I should note that I am trying to run this problem as a parallel job with the following command:

 

 $ALTAIR_HOME/scripts/invoke/init_solver.sh -mpi pl -ddm -np 2 -nt 8 -scr $SCRATCH -outfile $WORK <filename>.fem

Below are some other relevant notes:

 

  • If I try to run this job in serial (i.e., without the -mpi pl -ddm -np 2), I don't experience the above error; so, this appears to be something that arises when trying to run mpi jobs.
  • I've tried running this job with -mpi i and my system doesn't seems to be setup for intel based mpi (unable to find required .so files).
  • Cluster node information:
    • Dual Socket
    • Xeon E5-2690 v3 (Haswell) : 12 cores per socket (24 cores/node), 2.6 GHz
    • 64 GB DDR4-2133 (8 x 8GB dual rank x8 DIMMS)
    • Hyperthreading Enabled - 48 threads (logical CPUs) per node
  • The $SCRATCH drive I'm pointing to is a network drive. I tried running -scr slow=1,$SCRATCH, but still get the same error.
  • When I make the above ddm call, I have requested 2x nodes and a total of 48 mpi processes (although I'm not using them all)

 

Thoughts?

Answers

  • Q.Nguyen-Dai
    Q.Nguyen-Dai Altair Community Member
    edited March 2020
    • Scratch drive is often a local fast (SSD) disk for performance. Don't use Network drive!
    • Never use 'Hyperthreading enabled' for FEA on HPC Cluster

    (Note: I work daily with HPC Linux cluster for FEA)

     

     

     

  • watkinrt
    watkinrt Altair Community Member
    edited March 2020

    Thanks for the response. 

     

    • Scratch drive is often a local fast (SSD) disk for performance. Don't use Network drive!

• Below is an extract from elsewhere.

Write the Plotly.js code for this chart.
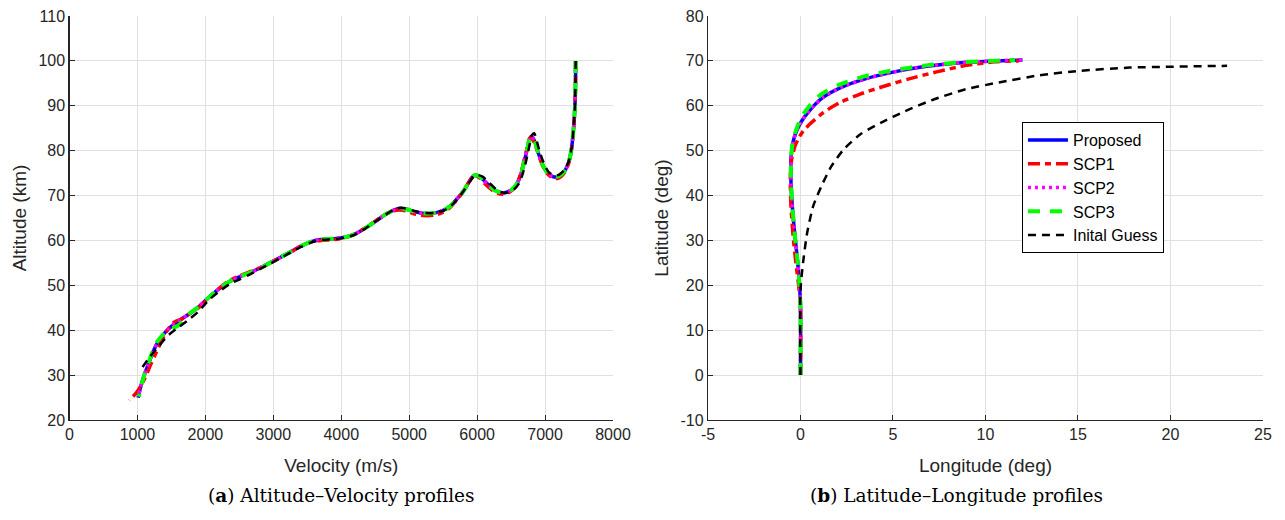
<!DOCTYPE html>
<html>
<head>
<meta charset="utf-8">
<script src="https://cdn.plot.ly/plotly-3.0.1.min.js"></script>
<style>html,body{margin:0;padding:0;background:#fff;}#chart{width:1285px;height:520px;}</style>
</head>
<body>
<div id="chart"></div>
<script>
// ---------- (a) Altitude–Velocity ----------
const velProposed = [7450, 7448, 7440, 7420, 7390, 7350, 7290, 7200, 7120, 7040, 6960, 6900, 6850, 6800, 6770, 6740, 6700, 6650, 6580, 6500, 6400, 6320, 6250, 6150, 6060, 5980, 5940, 5880, 5800, 5700, 5600, 5500, 5400, 5250, 5100, 4950, 4850, 4750, 4650, 4500, 4350, 4200, 4050, 3900, 3700, 3550, 3400, 3250, 3100, 2950, 2800, 2650, 2500, 2350, 2200, 2050, 1900, 1750, 1600, 1450, 1350, 1280, 1220, 1160, 1100, 1050, 1010];
const altProposed = [100, 95, 90, 85, 80.5, 77.5, 75.5, 74.3, 74.2, 75.0, 77.0, 79.5, 82.0, 83.2, 82.5, 80.5, 78.0, 75.0, 72.5, 71.2, 70.6, 70.8, 71.3, 72.6, 74.0, 74.6, 74.3, 73.0, 71.0, 69.2, 67.6, 66.7, 66.2, 66.0, 66.3, 67.0, 67.1, 66.6, 65.8, 64.2, 62.7, 61.4, 60.7, 60.4, 60.2, 59.7, 58.7, 57.4, 56.2, 55.0, 53.8, 52.8, 51.9, 50.8, 49.2, 47.3, 45.2, 43.5, 42.0, 40.2, 38.4, 36.8, 34.8, 32.4, 30.0, 27.5, 25.0];

const velSCP1 = [7450, 7448, 7440, 7420, 7390, 7350, 7290, 7200, 7120, 7040, 6960, 6900, 6840, 6790, 6760, 6730, 6690, 6640, 6570, 6480, 6380, 6300, 6230, 6130, 6040, 5970, 5930, 5870, 5790, 5700, 5600, 5500, 5400, 5250, 5100, 4950, 4850, 4750, 4650, 4500, 4350, 4200, 4050, 3900, 3700, 3550, 3400, 3250, 3100, 2950, 2800, 2650, 2500, 2350, 2200, 2050, 1900, 1750, 1650, 1540, 1420, 1300, 1200, 1100, 1050, 980, 880];
const altSCP1 = [100, 95, 90, 85, 80.5, 77.3, 75.2, 73.9, 73.9, 74.8, 76.8, 79.3, 81.8, 83.0, 82.3, 80.3, 77.8, 74.8, 72.2, 70.8, 70.3, 70.5, 71.1, 72.4, 73.9, 74.5, 74.2, 72.8, 70.8, 69.0, 67.3, 66.3, 65.7, 65.5, 65.8, 66.6, 66.8, 66.5, 65.8, 64.3, 62.8, 61.4, 60.6, 60.2, 60.0, 59.6, 58.7, 57.4, 56.2, 55.0, 53.9, 53.0, 52.1, 51.0, 49.3, 47.2, 45.0, 43.5, 42.5, 41.8, 39.5, 35.8, 32.5, 29.0, 27.6, 26.0, 24.4];

const velSCP2 = velProposed.slice();
const altSCP2 = altProposed.slice();

const velSCP3 = [7450, 7448, 7440, 7420, 7390, 7350, 7290, 7200, 7120, 7040, 6960, 6900, 6850, 6800, 6770, 6740, 6700, 6650, 6580, 6500, 6400, 6320, 6250, 6150, 6060, 5980, 5940, 5880, 5800, 5700, 5600, 5500, 5400, 5250, 5100, 4950, 4850, 4750, 4650, 4500, 4350, 4200, 4050, 3900, 3700, 3550, 3400, 3250, 3100, 2950, 2800, 2650, 2500, 2350, 2200, 2050, 1900, 1750, 1600, 1450, 1350, 1280, 1220, 1160, 1100, 1060, 1020];
const altSCP3 = [100, 95, 90, 85, 80.5, 77.5, 75.5, 74.3, 74.2, 75.0, 77.0, 79.5, 82.0, 83.2, 82.5, 80.5, 78.0, 75.0, 72.5, 71.2, 70.6, 70.8, 71.3, 72.6, 74.0, 74.6, 74.3, 73.0, 71.0, 69.2, 67.6, 66.7, 66.2, 66.0, 66.3, 67.0, 67.1, 66.6, 65.8, 64.2, 62.7, 61.4, 60.7, 60.4, 60.2, 59.7, 58.7, 57.4, 56.2, 55.0, 53.8, 52.8, 51.9, 50.8, 49.2, 47.3, 45.2, 43.5, 41.0, 40.0, 38.6, 37.2, 35.2, 32.6, 30.0, 27.8, 25.2];

const velGuess = [7450, 7448, 7440, 7420, 7390, 7350, 7290, 7200, 7130, 7050, 6980, 6920, 6870, 6840, 6810, 6780, 6740, 6690, 6620, 6530, 6430, 6350, 6270, 6170, 6080, 6000, 5950, 5880, 5800, 5700, 5600, 5500, 5400, 5250, 5100, 4950, 4880, 4780, 4680, 4500, 4350, 4200, 4050, 3900, 3700, 3550, 3400, 3250, 3100, 2950, 2800, 2650, 2500, 2350, 2200, 2050, 1900, 1750, 1600, 1450, 1300, 1180, 1060];
const altGuess = [100, 95, 90, 85, 80.5, 77.7, 75.8, 74.6, 74.5, 75.3, 77.3, 79.8, 82.6, 83.9, 83.5, 81.8, 79.0, 75.8, 72.8, 71.2, 70.6, 70.8, 71.5, 73.0, 74.2, 74.6, 74.2, 72.9, 71.0, 69.0, 67.5, 66.6, 66.2, 66.1, 66.5, 67.1, 67.3, 66.9, 66.0, 64.2, 62.6, 61.3, 60.6, 60.3, 60.1, 59.5, 58.5, 57.3, 56.0, 54.8, 53.6, 52.4, 51.3, 50.2, 48.6, 46.7, 44.2, 42.3, 40.6, 38.8, 36.2, 34.0, 31.5];

// ---------- (b) Latitude–Longitude ----------
const lonProposed = [0, 0, -0.05, -0.15, -0.3, -0.45, -0.52, -0.5, -0.4, -0.2, 0.05, 0.5, 1.2, 2.2, 3.5, 5.0, 6.8, 8.7, 10.5, 12.0];
const latProposed = [0, 15, 20, 25, 31, 38, 44, 49, 52, 54.5, 56.5, 59, 61.8, 64.1, 66.0, 67.5, 68.8, 69.6, 70.0, 70.2];

const lonSCP1 = [0, 0, -0.1, -0.25, -0.4, -0.52, -0.55, -0.48, -0.3, -0.1, 0.15, 0.58, 1.24, 2.12, 3.22, 4.55, 5.87, 7.41, 8.95, 10.5, 11.8];
const latSCP1 = [0, 15, 20, 25, 31, 38, 44, 48, 51, 52.8, 54.4, 56.2, 58.5, 60.7, 62.6, 64.4, 66.0, 67.6, 69.0, 69.8, 70.0];

const lonSCP2 = [0, 0, -0.05, -0.15, -0.3, -0.45, -0.52, -0.5, -0.4, -0.2, 0.05, 0.5, 1.2, 2.2, 3.5, 5.0, 6.8, 8.7, 10.5, 12.0];
const latSCP2 = [0, 15, 20, 25, 31, 38, 44, 49, 52, 54.5, 56.5, 59, 61.8, 64.1, 66.0, 67.5, 68.8, 69.6, 70.0, 70.2];

const lonSCP3 = [0, 0, -0.05, -0.15, -0.3, -0.45, -0.52, -0.5, -0.4, -0.2, 0.05, 0.45, 1.1, 2.1, 3.4, 5.0, 6.8, 8.7, 10.3, 11.6];
const latSCP3 = [0, 15, 20, 25, 31, 38, 44, 49, 52.5, 55, 57.5, 59.8, 62.5, 64.7, 66.5, 67.9, 69.0, 69.7, 70.0, 70.2];

const lonGuess = [0, 0, 0.14, 0.36, 0.69, 1.13, 1.68, 2.34, 3.22, 4.33, 5.65, 7.19, 8.95, 10.72, 12.92, 15.13, 17.77, 19.98, 23.06];
const latGuess = [0, 19, 25.1, 31.7, 37.7, 42.1, 46.6, 50.3, 53.6, 56.2, 58.8, 61.4, 63.7, 65.2, 66.8, 67.8, 68.5, 68.7, 68.9];

const seriesNames = ['Proposed', 'SCP1', 'SCP2', 'SCP3', 'Inital Guess'];
const captionA = '(<b>a</b>) Altitude–Velocity profiles';
const captionB = '(<b>b</b>) Latitude–Longitude profiles';

const velTicks = [0, 1000, 2000, 3000, 4000, 5000, 6000, 7000, 8000];
const velTickText = ['0', '1000', '2000', '3000', '4000', '5000', '6000', '7000', '8000'];
const altTicks = [20, 30, 40, 50, 60, 70, 80, 90, 100, 110];
const altTickText = ['20', '30', '40', '50', '60', '70', '80', '90', '100', '110'];
const lonTicks = [-5, 0, 5, 10, 15, 20, 25];
const lonTickText = ['-5', '0', '5', '10', '15', '20', '25'];
const latTicks = [-10, 0, 10, 20, 30, 40, 50, 60, 70, 80];
const latTickText = ['-10', '0', '10', '20', '30', '40', '50', '60', '70', '80'];

const styles = [
  {color: '#0000ff', width: 3.5, dash: 'solid'},
  {color: '#ff0000', width: 3.5, dash: '12px,5px,6px,5px'},
  {color: '#ff00ff', width: 3.5, dash: '3px,4px'},
  {color: '#00ff00', width: 4, dash: '12px,10px'},
  {color: '#000000', width: 2.5, dash: '8px,6px'}
];

const leftX = [velProposed, velSCP1, velSCP2, velSCP3, velGuess];
const leftY = [altProposed, altSCP1, altSCP2, altSCP3, altGuess];
const rightX = [lonProposed, lonSCP1, lonSCP2, lonSCP3, lonGuess];
const rightY = [latProposed, latSCP1, latSCP2, latSCP3, latGuess];

const traces = [];
for (let i = 0; i < 5; i++) {
  traces.push({x: leftX[i], y: leftY[i], type: 'scatter', mode: 'lines', name: seriesNames[i],
    line: Object.assign({shape: 'spline', smoothing: 0.8}, styles[i]), xaxis: 'x', yaxis: 'y', showlegend: false});
}
for (let i = 0; i < 5; i++) {
  traces.push({x: rightX[i], y: rightY[i], type: 'scatter', mode: 'lines', name: seriesNames[i],
    line: Object.assign({shape: 'spline', smoothing: 0.6}, styles[i]), xaxis: 'x2', yaxis: 'y2', showlegend: true});
}

const tickFont = {family: 'Liberation Sans', size: 16, color: '#262626'};
const titleFont = {family: 'Liberation Sans', size: 19, color: '#262626'};
function ax(extra) {
  return Object.assign({
    showline: true, linecolor: '#262626', linewidth: 1.2, mirror: false,
    ticks: 'inside', ticklen: 5, tickcolor: '#262626', tickwidth: 1,
    showgrid: true, gridcolor: '#e0e0e0', gridwidth: 1, zeroline: false,
    tickfont: tickFont, fixedrange: true, tickmode: 'array'
  }, extra);
}

const layout = {
  width: 1285, height: 520,
  margin: {l: 0, r: 0, t: 0, b: 0},
  paper_bgcolor: '#ffffff', plot_bgcolor: '#ffffff',
  showlegend: true,
  legend: {x: 0.7953, y: 0.7654, xanchor: 'left', yanchor: 'top',
    bgcolor: '#ffffff', bordercolor: '#000000', borderwidth: 1,
    font: {family: 'Liberation Sans', size: 16, color: '#000000'},
    itemwidth: 40, tracegroupgap: 0},
  xaxis: ax({domain: [0.05409, 0.47704], range: [0, 8000], tickvals: velTicks, ticktext: velTickText, anchor: 'y',
    title: {text: 'Velocity (m/s)', font: titleFont, standoff: 16}}),
  yaxis: ax({domain: [0.19231, 0.96923], range: [20, 110], tickvals: altTicks, ticktext: altTickText, anchor: 'x',
    title: {text: 'Altitude (km)', font: titleFont, standoff: 6}}),
  xaxis2: ax({domain: [0.55097, 0.98288], range: [-5, 25], tickvals: lonTicks, ticktext: lonTickText, anchor: 'y2',
    title: {text: 'Longitude (deg)', font: titleFont, standoff: 16}}),
  yaxis2: ax({domain: [0.19231, 0.96923], range: [-10, 80], tickvals: latTicks, ticktext: latTickText, anchor: 'x2',
    title: {text: 'Latitude (deg)', font: titleFont, standoff: 6}}),
  annotations: [
    {text: captionA, xref: 'paper', yref: 'paper', x: 341 / 1285, y: 1 - 495 / 520, xanchor: 'center', yanchor: 'middle',
      showarrow: false, font: {family: 'DejaVu Serif', size: 18.5, color: '#000000'}},
    {text: captionB, xref: 'paper', yref: 'paper', x: 956 / 1285, y: 1 - 495 / 520, xanchor: 'center', yanchor: 'middle',
      showarrow: false, font: {family: 'DejaVu Serif', size: 18.5, color: '#000000'}}
  ]
};

Plotly.newPlot('chart', traces, layout, {staticPlot: true, displayModeBar: false});
</script>
</body>
</html>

    Unfortunately, I have very limited space allocated on my HPC local drive (1GB). So, for big jobs, I have to offload the scratch work to a network scratch drive. Ideally, I can run everything in core, but sometimes that isn't an option either.

     

    • Never use 'Hyperthreading enabled' for FEA on HPC Cluster

     Is that due to HPC limitations or just that it isn't a good idea for optistruct in general? I ask because my cluster supposedly have Hyperthreading available on the CPUs (not that I've been using it though).

  • Q.Nguyen-Dai
    Q.Nguyen-Dai Altair Community Member
    edited March 2020

    Your local drive on HPC is only 1GB ???

    No FEA apps can use Intel 'HT' feature. Even worse, you loss performance.